President Trump neither convicted nor sentenced any of those executed; he also did not spare their lives. Nor did a majority of the Supreme Court, which has legally sanctioned capital punishment. Nor did the U.S Congress which has still not abolished the death penalty, irrespective of party control. Nor did the citizens of this country, who have voted for their political representatives in the House and Senate, not to mention successive presidents.
As a former president of the Illinois Coalition to Abolish the Death Penalty, after long and hard-fought battles to demonstrate the injustice of the death penalty (which cannot be reversed if errors in convictions are discovered after executions!) I was optimistic when Illinois and other states abolished the death penalty.
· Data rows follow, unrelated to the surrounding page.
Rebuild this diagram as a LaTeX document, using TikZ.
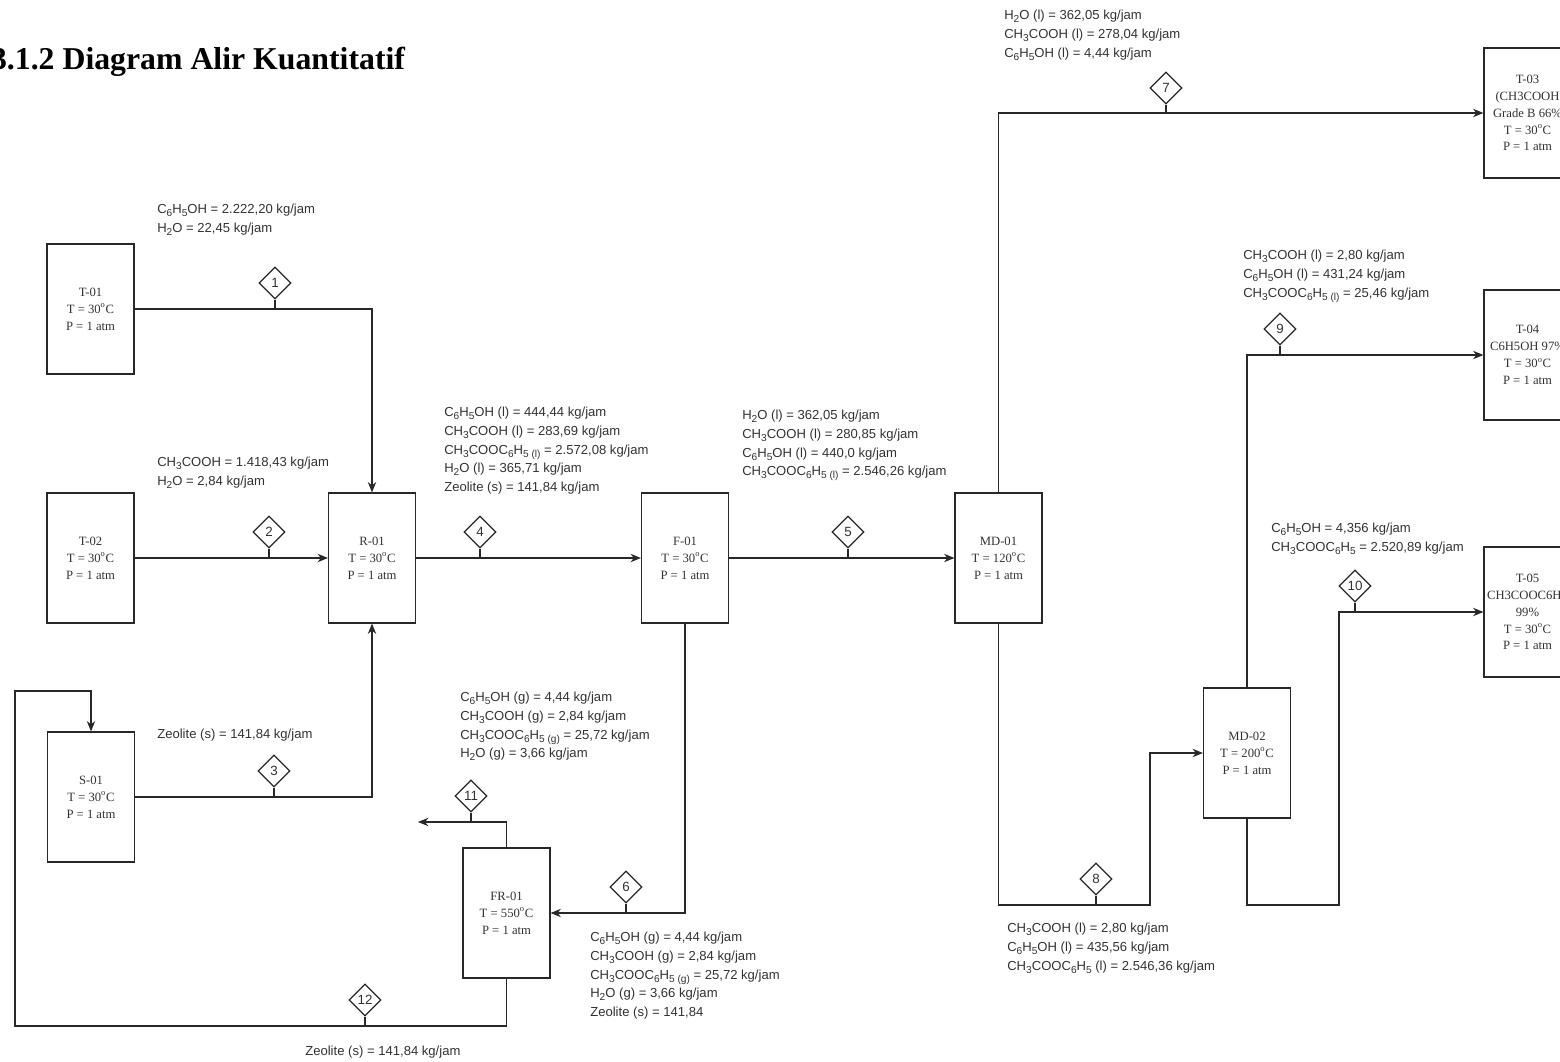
\documentclass[tikz,border=0pt]{standalone}
\usepackage{fontspec}
\setmainfont{Liberation Serif}
\newfontfamily\arialfont{Liberation Sans}
\usepackage{tikz}
\usetikzlibrary{arrows,arrows.meta,shapes,calc,positioning}
\definecolor{garis}{RGB}{40,40,40}
\definecolor{tulisan}{RGB}{50,50,50}
\newcommand{\sbs}[1]{\raisebox{-0.45ex}{\fontsize{7.2}{8}\selectfont #1}}
\newcommand{\dgr}{\textsuperscript{o}}
\tikzstyle{edge}  =[line width=0.8pt, draw=garis,
                    >={Stealth[length=2.6mm,width=2.1mm]}]
\tikzstyle{unit}  =[rectangle, draw=garis, line width=0.8pt,
                    minimum width=2.175cm, minimum height=3.25cm,
                    inner sep=1pt, align=center, text=tulisan,
                    font=\fontsize{9}{12}\selectfont]
\tikzstyle{stream}=[diamond, draw=garis, line width=0.8pt,
                    minimum width=0.8cm, minimum height=0.8cm,
                    inner sep=0pt, text=tulisan,
                    font=\arialfont\fontsize{9.5}{10}\selectfont]
\tikzstyle{info}  =[anchor=north west, inner sep=0pt, align=left,
                    text=tulisan, font=\arialfont\fontsize{9.3}{13.3}\selectfont]

\begin{document}
\begin{tikzpicture}[x=0.025cm,y=-0.025cm]
    \useasboundingbox (0,0) rectangle (1560,1062);

    \draw (410,70) node(title)[anchor=base east,font=\bfseries\fontsize{22.6}{26}\selectfont]
        {3.1.2 Diagram Alir Kuantitatif};

    % alat
    \draw (90.5,309) node(t01)[unit]{T-01\\T = 30\dgr C\\P = 1 atm};
    \draw (90.5,558) node(t02)[unit]{T-02\\T = 30\dgr C\\P = 1 atm};
    \draw (91,797) node(s01)[unit]{S-01\\T = 30\dgr C\\P = 1 atm};
    \draw (372,558) node(r01)[unit]{R-01\\T = 30\dgr C\\P = 1 atm};
    \draw (685,558) node(f01)[unit]{F-01\\T = 30\dgr C\\P = 1 atm};
    \draw (506.5,913) node(fr01)[unit]{FR-01\\T = 550\dgr C\\P = 1 atm};
    \draw (998.5,558) node(md01)[unit]{MD-01\\T = 120\dgr C\\P = 1 atm};
    \draw (1247,753) node(md02)[unit]{MD-02\\T = 200\dgr C\\P = 1 atm};
    \draw (1527.5,113) node(t03)[unit]{T-03\\(CH3COOH\\Grade B 66\%\\T = 30\dgr C\\P = 1 atm};
    \draw (1527.5,355) node(t04)[unit]{T-04\\C6H5OH 97\%\\T = 30\dgr C\\P = 1 atm};
    \draw (1527.5,612) node(t05)[unit]{T-05\\CH3COOC6H5\\99\%\\T = 30\dgr C\\P = 1 atm};

    \coordinate (o11) at (418,822);
    \coordinate (c12a) at (15,1026);
    \coordinate (c12b) at (15,691);
    \coordinate (c8) at (1150,905);
    \coordinate (c10) at (1339,905);

    % aliran
    \draw [edge,->] (t01.east) -| (r01.north);
    \draw [edge,->] (t02.east) -- (r01.west);
    \draw [edge,->] (s01.east) -| (r01.south);
    \draw [edge,->] (r01.east) -- (f01.west);
    \draw [edge,->] (f01.east) -- (md01.west);
    \draw [edge,->] (f01.south) |- (fr01.east);
    \draw [edge,->] (fr01.north) |- (o11);
    \draw [edge,->] (fr01.south) |- (c12a) -- (c12b) -| (s01.north);
    \draw [edge,->] (md01.north) |- (t03.west);
    \draw [edge,->] (md01.south) |- (c8) |- (md02.west);
    \draw [edge,->] (md02.north) |- (t04.west);
    \draw [edge,->] (md02.south) |- (c10) |- (t05.west);

    % nomor arus
    \foreach \n/\x/\y in {1/275/309,2/269/558,3/274/797,4/480/558,5/848/558,
        6/626/913,7/1166/114,8/1096/905,9/1280/355,10/1355/612,11/471/822,12/365/1026}
    {
        \coordinate (j\n) at (\x,\y);
        \draw (\x,\y-26) node(d\n)[stream]{\n};
        \draw [edge] (d\n.south) -- (j\n);
    }

    % komposisi
    \draw (157,204) node(k1)[info]{C\sbs{6}H\sbs{5}OH = 2.222,20 kg/jam\\
        H\sbs{2}O = 22,45 kg/jam};
    \draw (157,457) node(k2)[info]{CH\sbs{3}COOH = 1.418,43 kg/jam\\
        H\sbs{2}O = 2,84 kg/jam};
    \draw (157,729) node(k3)[info]{Zeolite (s) = 141,84 kg/jam};
    \draw (444,407) node(k4)[info]{C\sbs{6}H\sbs{5}OH (l) = 444,44 kg/jam\\
        CH\sbs{3}COOH (l) = 283,69 kg/jam\\
        CH\sbs{3}COOC\sbs{6}H\sbs{5 (l)} = 2.572,08 kg/jam\\
        H\sbs{2}O (l) = 365,71 kg/jam\\
        Zeolite (s) = 141,84 kg/jam};
    \draw (742,410) node(k5)[info]{H\sbs{2}O (l) = 362,05 kg/jam\\
        CH\sbs{3}COOH (l) = 280,85 kg/jam\\
        C\sbs{6}H\sbs{5}OH (l) = 440,0 kg/jam\\
        CH\sbs{3}COOC\sbs{6}H\sbs{5 (l)} = 2.546,26 kg/jam};
    \draw (590,932) node(k6)[info]{C\sbs{6}H\sbs{5}OH (g) = 4,44 kg/jam\\
        CH\sbs{3}COOH (g) = 2,84 kg/jam\\
        CH\sbs{3}COOC\sbs{6}H\sbs{5 (g)} = 25,72 kg/jam\\
        H\sbs{2}O (g) = 3,66 kg/jam\\
        Zeolite (s) = 141,84};
    \draw (1004,10) node(k7)[info]{H\sbs{2}O (l) = 362,05 kg/jam\\
        CH\sbs{3}COOH (l) = 278,04 kg/jam\\
        C\sbs{6}H\sbs{5}OH (l) = 4,44 kg/jam};
    \draw (1007,923) node(k8)[info]{CH\sbs{3}COOH (l) = 2,80 kg/jam\\
        C\sbs{6}H\sbs{5}OH (l) = 435,56 kg/jam\\
        CH\sbs{3}COOC\sbs{6}H\sbs{5} (l) = 2.546,36 kg/jam};
    \draw (1243,250) node(k9)[info]{CH\sbs{3}COOH (l) = 2,80 kg/jam\\
        C\sbs{6}H\sbs{5}OH (l) = 431,24 kg/jam\\
        CH\sbs{3}COOC\sbs{6}H\sbs{5 (l)} = 25,46 kg/jam};
    \draw (1271,523) node(k10)[info]{C\sbs{6}H\sbs{5}OH = 4,356 kg/jam\\
        CH\sbs{3}COOC\sbs{6}H\sbs{5} = 2.520,89 kg/jam};
    \draw (460,692) node(k11)[info]{C\sbs{6}H\sbs{5}OH (g) = 4,44 kg/jam\\
        CH\sbs{3}COOH (g) = 2,84 kg/jam\\
        CH\sbs{3}COOC\sbs{6}H\sbs{5 (g)} = 25,72 kg/jam\\
        H\sbs{2}O (g) = 3,66 kg/jam};
    \draw (305,1046) node(k12)[info]{Zeolite (s) = 141,84 kg/jam};

\end{tikzpicture}
\end{document}
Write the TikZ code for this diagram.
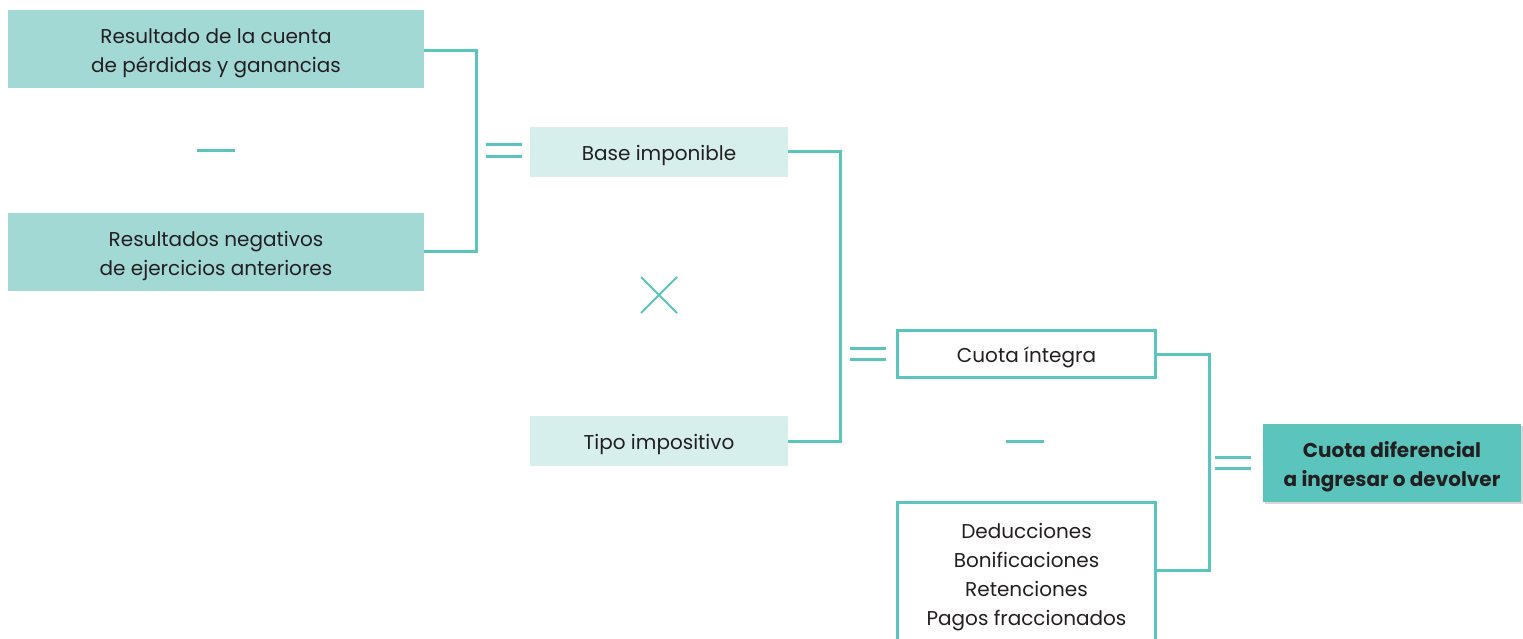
\documentclass[tikz,border=0pt]{standalone}
\usepackage{fontspec}
\setmainfont{Poppins}
\usetikzlibrary{shadows}
\definecolor{teal}{HTML}{5BC4BC}
\definecolor{lightteal}{HTML}{A2D9D5}
\definecolor{paleteal}{HTML}{D6EEEC}
\definecolor{ink}{HTML}{231F20}
\tikzset{
  lbl/.style={font=\fontsize{20}{29}\selectfont, text=ink, align=center, inner sep=0pt},
  boldlbl/.style={lbl, font=\fontsize{20}{29}\selectfont\bfseries},
  bigbox/.style={fill=lightteal, minimum width=416pt, minimum height=78pt, inner sep=0pt},
  midbox/.style={fill=paleteal, minimum width=258pt, minimum height=50pt, inner sep=0pt},
  outbox/.style={draw=teal, line width=3pt, fill=white, minimum width=258pt, minimum height=47pt, inner sep=0pt},
  resbox/.style={fill=teal, minimum width=258pt, minimum height=78pt, inner sep=0pt,
     drop shadow={opacity=0.3, shadow xshift=1.5pt, shadow yshift=-2pt}},
  conn/.style={draw=teal, line width=3pt},
  op/.style={draw=teal, line width=3pt},
}
\begin{document}
\begin{tikzpicture}[x=1pt,y=-1pt]
\useasboundingbox (0,0) rectangle (1523,639);
\clip (0,0) rectangle (1523,639);
\fill[white] (0,0) rectangle (1523,639);
% left column
\node[bigbox] (r1) at (216,49) {};
\node[lbl] (r1t) at ([yshift=-4pt]r1.center) {Resultado de la cuenta\\de pérdidas y ganancias};
\node[bigbox] (r2) at (216,252) {};
\node[lbl] (r2t) at ([yshift=-4pt]r2.center) {Resultados negativos\\de ejercicios anteriores};
\draw[op] (197,151) -- (235,151);
\draw[conn] ([yshift=-2pt]r1.east) -- ++(52,0) |- ([yshift=1pt]r2.east);
\draw[op] (486,145) -- (522,145) (486,157) -- (522,157);
% middle column
\node[midbox] (bi) at (659,152) {};
\node[lbl] (bit) at ([yshift=-3pt]bi.center) {Base imponible};
\node[midbox] (ti) at (659,441) {};
\node[lbl] (tit) at ([yshift=-3pt]ti.center) {Tipo impositivo};
\draw[draw=teal, line width=2pt] (641,277) -- (677,313) (641,313) -- (677,277);
\draw[conn] (bi.east) -- ++(52,0) |- (ti.east);
\draw[op] (850,348) -- (886,348) (850,359) -- (886,359);
% right column
\node[outbox] (ci) at (1026.5,354) {};
\node[lbl] (cit) at ([yshift=-3pt]ci.center) {Cuota íntegra};
\node[outbox, minimum height=150pt] (dd) at (1026.5,577) {};
\node[lbl, anchor=north] (ddt) at (1026.5,523) {Deducciones\\Bonificaciones\\Retenciones\\Pagos fraccionados};
\draw[op] (1006,441) -- (1044,441);
\draw[conn] (ci.east) -- ++(52,0) |- ([yshift=7pt]dd.east);
\draw[op] (1215,457) -- (1251,457) (1215,468) -- (1251,468);
\node[resbox] (cd) at (1392,463) {};
\node[boldlbl] (cdt) at ([yshift=-4pt]cd.center) {Cuota diferencial\\a ingresar o devolver};
\end{tikzpicture}
\end{document}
Yet those important victories were comparably small to the larger battles to be fought in many other states and, now so obvious, at the federal level.
Although my objections are primarily due to my religious convictions, other partners in the fight have very practical and moral arguments to make.
Economically, it is less expensive and even more just to imprison for life without parole with the possibility of some restitution from convicts than to kill them. There is no payment of any debt by the dead.
Morally, the fallibility of investigators, prosecutors, judges and jurors (if not, in some cases, their prejudiced or malicious intent), has been so often documented to err in capital cases. Illinois was only the most glaring example, with more than a dozen death-row inmates exonerated that even a pro-death penalty governor had to concede the point. There are many, many more specific arguments as well.
My fellow Christians cannot overlook inconsistencies in championing a “right to life” for some persons such as the pre-born but deny such a right to anyone else; either it is a right for all, or it is not a right. Likewise, the well-established fact of systemic biases and racial disparities cannot be overlooked by those claiming that God loves all persons, the righteous as well as (and perhaps, especially) the sinner.
Repentance and forgiveness are paramount virtues that Christians cannot apply, encourage or seek with any partiality.
Rightly, many are concerned about the deep political divisions present in our society, and the violence at the Capitol revealed that in part, as did the uprisings against other social injustices over the past year.
We are all concerned about the ongoing pandemic and the risk it poses for both lives and livelihoods. In the end, all are related to our common struggle between life and death, and we will never be a just society until we fight for what is right, and death is always wrong.
About the author
Bishop Demetrios (Kantzavelos) of Mokissos, a native of Chicago born to first-generation Greek-Americans, serves as the hierarchal proistamenos of St. Photios Greek Orthodox National Shrine in St. Augustine, Florida. The bishop grew up as an active participant in Chicago’s historic Assumption Greek Orthodox Church and later attended Hellenic College and Holy Cross School of Theology in Brookline, Massachusetts. With an unyielding commitment to the sanctity of life, Bishop Demetrios works for justice and humanity in the prison system. He has served as a board member and past two-term president (2003-2005) of the Illinois Coalition to Abolish the Death Penalty and received the coalition’s Cunningham-Carey Award in 2007. He has spoken and written extensively in support of abolition of the death penalty and has advocated extensively for individual death row inmates. Having met with the Illinois Governor on several occasions on the subject of capital punishment, Bishop Demetrios was recognized for his advocacy as an invited guest at the ceremony where Illinois Governor Pat Quinn signed legislation abolishing the death penalty in 2011.